Thursday, October 26, 2006

A Meia-Maratona de Nampula (Curta-metragem) - 12.10.2006

Um dos maiores e mais caricatos vícios dos países pobres é imitarem os países ricos. A enternecedora e ridícula mania das grandezas.

Em Moçambique, 12 de Outubro é o dia do professor. Num país em que tantos docentes são corruptos, coagem moral e sexualmente as alunas, nada mais adequado do que um dia para os louvar. Faço mal em tomar o todo pela parte, porquanto, como é evidante, também há professores justos, amigos dos alunos, que lutam por um moçambique instruído, contudo, mesmo assim, teria preferido o dia contra a promiscuidade no ensino.

Saímos cedo de casa e, antes de irmos para faculdade, parámos numa estação de serviço para abastecer. Ainda tomado por esse lento processo do despertar, aguardo ao volante pelo empregado da bomba. Contudo, em breve seria chamado à espertina máxima, para apreciar um dos momentos mais hilariantes da curta passagem por este peculiar lugar.

Numa das artérias principais da cidade, circula vagarosamente uma mota, ocupada por um airoso agente da polícia, impecavelmente fardado e impassivelmente concentrado no seu cimeiro dever. A sirene e a luz intermitente propalam a presença da autoridade, obrigando automóveis e transeuntes a afastarem-se, a pararem, sobretudo, a não incomodarem.

Penso «Deve vir aí o governador ou algum ministro». A mota abre este leito límpido e desértico porquanto, 50m. antes, dois corredores suados e dotados de uma acentuada escoliose, palmilham paulatinamente a cidade, realizando um percurso predefinido, participando numa prova de atletismo organizada para saudar o muito indispensável dia do professor.

Pensei «Aí estão os líderes da corrida». Passados 10 segundos, surgem mais dois intrépidos maratonistas derreados pelo cansaço, exaurindo, neste momento fundamental das suas carreiras, as suas valiosas reservas energéticas.

Pensei «Aí estão mais dois que se destacaram do grupo». Em África, a presciência do europeu é, muito frequentemente, um passo em falso. Com efeito, 50 m. atrás deste dois perseguidores, segue uma mota, ocupada por um prestimoso agente da polícia, solenemente fardado e imperturbavelmente concentrado no seu altaneiro dever. A sirene e a luz intermitente propalam a presença da autoridade, fazendo notar aos automóveis e transeuntes que a festa acabou, “Podem voltar a circular normalmente”.
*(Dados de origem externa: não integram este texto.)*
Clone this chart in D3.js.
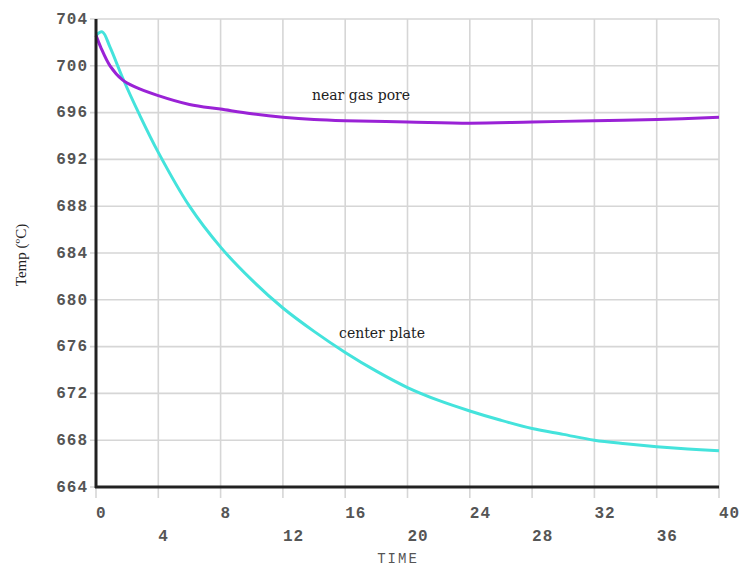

Colocou-se a seguinte questão: há quatro tipos que pretendem correr na maratona do dia do professor. Vamos parar o trânsito de uma cidade inteira por causa deste evento e, além disso, vamos afectar à organização as únicas duas motas da polícia existentes nesta província? Vamos a isso.

Neste continente de extremos, é preciso joeirar muito para encontrar um grão de razoabilidade. E eu, já não tão recém-chegado, só peço aos meus quadros mentais que não se deturpem e me permitam continuar a gozar estes momentos.

6 Comments:

Anonymous Anonymous said...

Jonhy boy, brilhante!

Ansiosamente a espera dos proximos capitulos!

3:25 AM  
Anonymous Anonymous said...

Não páras de nos surpreender...
Só não percebo uma coisa... se era o dia do professor, porque é que não foste correr a dita maratona?! Sempre seriam 5 os concorrentes.. e, com a tua invejável forma física, até terias grandes hipóteses de ganhar o ouro!

André

11:28 AM  
Anonymous Anonymous said...

Estive aqui ler o diário do teu quotidiano e está espectacular. Só uma coisa, "discentes" sao os alunos e nao os profs!
grande abraço

Fred Pires

4:43 PM  
Anonymous Anonymous said...

ola joao

6:28 AM  
Anonymous Anonymous said...

Olá Joao está tudo bem contigo? então já estas preparado para receberes os carinhos dos paisinhos, beijinhos.

Remedios Pires

6:39 AM  
Anonymous Anonymous said...

Dr. Martins, daqui Russo

Tão fixes astuas estórias. Só tens esse amigo estrangeiro? Quem é esse tal de anonymous? Deve ser americano... Tou contigo!